TASK OBJECTIVE:
Would you retype all of these records exactly?
┄┄┄┄┄┄
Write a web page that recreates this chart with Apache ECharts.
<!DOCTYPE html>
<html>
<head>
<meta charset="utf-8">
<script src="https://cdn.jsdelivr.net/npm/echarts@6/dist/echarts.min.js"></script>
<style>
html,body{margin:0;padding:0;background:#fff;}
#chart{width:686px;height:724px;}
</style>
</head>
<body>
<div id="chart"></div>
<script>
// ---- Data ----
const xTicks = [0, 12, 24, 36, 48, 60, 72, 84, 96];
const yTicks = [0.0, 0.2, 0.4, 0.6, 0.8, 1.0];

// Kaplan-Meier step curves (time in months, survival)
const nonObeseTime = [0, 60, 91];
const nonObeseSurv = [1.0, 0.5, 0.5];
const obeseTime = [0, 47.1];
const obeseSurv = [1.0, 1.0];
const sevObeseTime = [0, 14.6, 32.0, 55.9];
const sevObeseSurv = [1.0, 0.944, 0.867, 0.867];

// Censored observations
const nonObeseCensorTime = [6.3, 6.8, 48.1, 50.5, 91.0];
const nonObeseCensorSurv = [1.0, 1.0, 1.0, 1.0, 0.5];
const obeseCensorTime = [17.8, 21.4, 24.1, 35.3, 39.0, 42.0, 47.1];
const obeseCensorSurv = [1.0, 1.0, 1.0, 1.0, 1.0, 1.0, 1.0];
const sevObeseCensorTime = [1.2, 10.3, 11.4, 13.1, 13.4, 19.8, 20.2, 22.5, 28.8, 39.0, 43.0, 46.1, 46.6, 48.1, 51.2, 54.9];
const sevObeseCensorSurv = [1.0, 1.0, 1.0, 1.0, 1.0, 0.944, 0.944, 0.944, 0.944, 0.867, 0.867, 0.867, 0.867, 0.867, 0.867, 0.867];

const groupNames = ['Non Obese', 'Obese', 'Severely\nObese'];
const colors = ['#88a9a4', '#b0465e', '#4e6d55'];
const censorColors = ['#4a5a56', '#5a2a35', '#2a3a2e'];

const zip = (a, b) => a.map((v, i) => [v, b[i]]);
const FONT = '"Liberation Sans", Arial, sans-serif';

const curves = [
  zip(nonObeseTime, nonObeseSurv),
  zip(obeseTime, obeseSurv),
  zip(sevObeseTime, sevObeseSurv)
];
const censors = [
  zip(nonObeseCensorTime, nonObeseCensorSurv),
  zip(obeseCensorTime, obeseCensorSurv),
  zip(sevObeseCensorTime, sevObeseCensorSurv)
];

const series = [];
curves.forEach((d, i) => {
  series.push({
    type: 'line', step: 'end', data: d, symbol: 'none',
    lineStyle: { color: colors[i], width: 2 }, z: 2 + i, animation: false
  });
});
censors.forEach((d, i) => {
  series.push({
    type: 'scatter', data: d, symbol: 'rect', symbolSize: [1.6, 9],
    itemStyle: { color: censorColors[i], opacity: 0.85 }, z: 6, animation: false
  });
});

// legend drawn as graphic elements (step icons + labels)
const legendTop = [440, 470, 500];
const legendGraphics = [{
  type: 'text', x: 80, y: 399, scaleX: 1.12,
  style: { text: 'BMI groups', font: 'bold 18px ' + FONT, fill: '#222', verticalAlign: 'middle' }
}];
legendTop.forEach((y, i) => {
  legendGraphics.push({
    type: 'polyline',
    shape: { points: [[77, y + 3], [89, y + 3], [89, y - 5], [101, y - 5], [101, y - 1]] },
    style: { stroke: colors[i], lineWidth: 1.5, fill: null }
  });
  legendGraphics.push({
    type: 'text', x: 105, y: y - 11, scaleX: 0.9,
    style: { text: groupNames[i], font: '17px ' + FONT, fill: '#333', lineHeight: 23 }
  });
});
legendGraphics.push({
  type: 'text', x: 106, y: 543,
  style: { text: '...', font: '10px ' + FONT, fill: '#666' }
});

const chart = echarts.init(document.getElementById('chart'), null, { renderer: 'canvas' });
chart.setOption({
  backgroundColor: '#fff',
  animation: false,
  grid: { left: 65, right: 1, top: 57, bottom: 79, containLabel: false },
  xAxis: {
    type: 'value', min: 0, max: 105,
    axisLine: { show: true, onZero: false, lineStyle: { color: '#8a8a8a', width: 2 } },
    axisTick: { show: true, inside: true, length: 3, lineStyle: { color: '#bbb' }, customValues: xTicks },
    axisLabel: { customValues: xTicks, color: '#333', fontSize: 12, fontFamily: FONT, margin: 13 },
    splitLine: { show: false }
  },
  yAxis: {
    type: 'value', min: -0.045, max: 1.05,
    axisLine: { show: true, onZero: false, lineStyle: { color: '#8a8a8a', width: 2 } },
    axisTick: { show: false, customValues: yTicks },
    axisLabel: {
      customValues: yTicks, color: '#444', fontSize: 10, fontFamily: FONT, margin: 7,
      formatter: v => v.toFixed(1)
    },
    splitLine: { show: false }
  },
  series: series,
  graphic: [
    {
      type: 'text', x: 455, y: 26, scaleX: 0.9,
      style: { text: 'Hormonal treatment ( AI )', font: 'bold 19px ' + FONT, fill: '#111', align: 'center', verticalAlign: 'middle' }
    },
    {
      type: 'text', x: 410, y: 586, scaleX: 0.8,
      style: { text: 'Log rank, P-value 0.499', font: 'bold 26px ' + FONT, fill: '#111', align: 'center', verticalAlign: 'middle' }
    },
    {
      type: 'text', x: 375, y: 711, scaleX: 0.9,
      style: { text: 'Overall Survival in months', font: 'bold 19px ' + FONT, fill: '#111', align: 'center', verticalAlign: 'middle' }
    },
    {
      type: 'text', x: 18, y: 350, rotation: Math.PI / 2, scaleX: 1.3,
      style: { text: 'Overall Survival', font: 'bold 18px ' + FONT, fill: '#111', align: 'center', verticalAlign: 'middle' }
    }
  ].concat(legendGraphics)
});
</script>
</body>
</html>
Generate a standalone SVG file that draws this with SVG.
┄┄┄┄┄┄
EXERCISE ANSWER:
Write a web page that recreates this chart with Apache ECharts.
<!DOCTYPE html>
<html>
<head>
<meta charset="utf-8">
<script src="https://cdn.jsdelivr.net/npm/echarts@6/dist/echarts.min.js"></script>
<style>
html,body{margin:0;padding:0;background:#fff;}
#chart{width:686px;height:724px;}
</style>
</head>
<body>
<div id="chart"></div>
<script>
// ---- Data ----
const xTicks = [0, 12, 24, 36, 48, 60, 72, 84, 96];
const yTicks = [0.0, 0.2, 0.4, 0.6, 0.8, 1.0];

// Kaplan-Meier step curves (time in months, survival)
const nonObeseTime = [0, 60, 91];
const nonObeseSurv = [1.0, 0.5, 0.5];
const obeseTime = [0, 47.1];
const obeseSurv = [1.0, 1.0];
const sevObeseTime = [0, 14.6, 32.0, 55.9];
const sevObeseSurv = [1.0, 0.944, 0.867, 0.867];

// Censored observations
const nonObeseCensorTime = [6.3, 6.8, 48.1, 50.5, 91.0];
const nonObeseCensorSurv = [1.0, 1.0, 1.0, 1.0, 0.5];
const obeseCensorTime = [17.8, 21.4, 24.1, 35.3, 39.0, 42.0, 47.1];
const obeseCensorSurv = [1.0, 1.0, 1.0, 1.0, 1.0, 1.0, 1.0];
const sevObeseCensorTime = [1.2, 10.3, 11.4, 13.1, 13.4, 19.8, 20.2, 22.5, 28.8, 39.0, 43.0, 46.1, 46.6, 48.1, 51.2, 54.9];
const sevObeseCensorSurv = [1.0, 1.0, 1.0, 1.0, 1.0, 0.944, 0.944, 0.944, 0.944, 0.867, 0.867, 0.867, 0.867, 0.867, 0.867, 0.867];

const groupNames = ['Non Obese', 'Obese', 'Severely\nObese'];
const colors = ['#88a9a4', '#b0465e', '#4e6d55'];
const censorColors = ['#4a5a56', '#5a2a35', '#2a3a2e'];

const zip = (a, b) => a.map((v, i) => [v, b[i]]);
const FONT = '"Liberation Sans", Arial, sans-serif';

const curves = [
  zip(nonObeseTime, nonObeseSurv),
  zip(obeseTime, obeseSurv),
  zip(sevObeseTime, sevObeseSurv)
];
const censors = [
  zip(nonObeseCensorTime, nonObeseCensorSurv),
  zip(obeseCensorTime, obeseCensorSurv),
  zip(sevObeseCensorTime, sevObeseCensorSurv)
];

const series = [];
curves.forEach((d, i) => {
  series.push({
    type: 'line', step: 'end', data: d, symbol: 'none',
    lineStyle: { color: colors[i], width: 2 }, z: 2 + i, animation: false
  });
});
censors.forEach((d, i) => {
  series.push({
    type: 'scatter', data: d, symbol: 'rect', symbolSize: [1.6, 9],
    itemStyle: { color: censorColors[i], opacity: 0.85 }, z: 6, animation: false
  });
});

// legend drawn as graphic elements (step icons + labels)
const legendTop = [440, 470, 500];
const legendGraphics = [{
  type: 'text', x: 80, y: 399, scaleX: 1.12,
  style: { text: 'BMI groups', font: 'bold 18px ' + FONT, fill: '#222', verticalAlign: 'middle' }
}];
legendTop.forEach((y, i) => {
  legendGraphics.push({
    type: 'polyline',
    shape: { points: [[77, y + 3], [89, y + 3], [89, y - 5], [101, y - 5], [101, y - 1]] },
    style: { stroke: colors[i], lineWidth: 1.5, fill: null }
  });
  legendGraphics.push({
    type: 'text', x: 105, y: y - 11, scaleX: 0.9,
    style: { text: groupNames[i], font: '17px ' + FONT, fill: '#333', lineHeight: 23 }
  });
});
legendGraphics.push({
  type: 'text', x: 106, y: 543,
  style: { text: '...', font: '10px ' + FONT, fill: '#666' }
});

const chart = echarts.init(document.getElementById('chart'), null, { renderer: 'canvas' });
chart.setOption({
  backgroundColor: '#fff',
  animation: false,
  grid: { left: 65, right: 1, top: 57, bottom: 79, containLabel: false },
  xAxis: {
    type: 'value', min: 0, max: 105,
    axisLine: { show: true, onZero: false, lineStyle: { color: '#8a8a8a', width: 2 } },
    axisTick: { show: true, inside: true, length: 3, lineStyle: { color: '#bbb' }, customValues: xTicks },
    axisLabel: { customValues: xTicks, color: '#333', fontSize: 12, fontFamily: FONT, margin: 13 },
    splitLine: { show: false }
  },
  yAxis: {
    type: 'value', min: -0.045, max: 1.05,
    axisLine: { show: true, onZero: false, lineStyle: { color: '#8a8a8a', width: 2 } },
    axisTick: { show: false, customValues: yTicks },
    axisLabel: {
      customValues: yTicks, color: '#444', fontSize: 10, fontFamily: FONT, margin: 7,
      formatter: v => v.toFixed(1)
    },
    splitLine: { show: false }
  },
  series: series,
  graphic: [
    {
      type: 'text', x: 455, y: 26, scaleX: 0.9,
      style: { text: 'Hormonal treatment ( AI )', font: 'bold 19px ' + FONT, fill: '#111', align: 'center', verticalAlign: 'middle' }
    },
    {
      type: 'text', x: 410, y: 586, scaleX: 0.8,
      style: { text: 'Log rank, P-value 0.499', font: 'bold 26px ' + FONT, fill: '#111', align: 'center', verticalAlign: 'middle' }
    },
    {
      type: 'text', x: 375, y: 711, scaleX: 0.9,
      style: { text: 'Overall Survival in months', font: 'bold 19px ' + FONT, fill: '#111', align: 'center', verticalAlign: 'middle' }
    },
    {
      type: 'text', x: 18, y: 350, rotation: Math.PI / 2, scaleX: 1.3,
      style: { text: 'Overall Survival', font: 'bold 18px ' + FONT, fill: '#111', align: 'center', verticalAlign: 'middle' }
    }
  ].concat(legendGraphics)
});
</script>
</body>
</html>
Generate a standalone SVG file that draws this with SVG.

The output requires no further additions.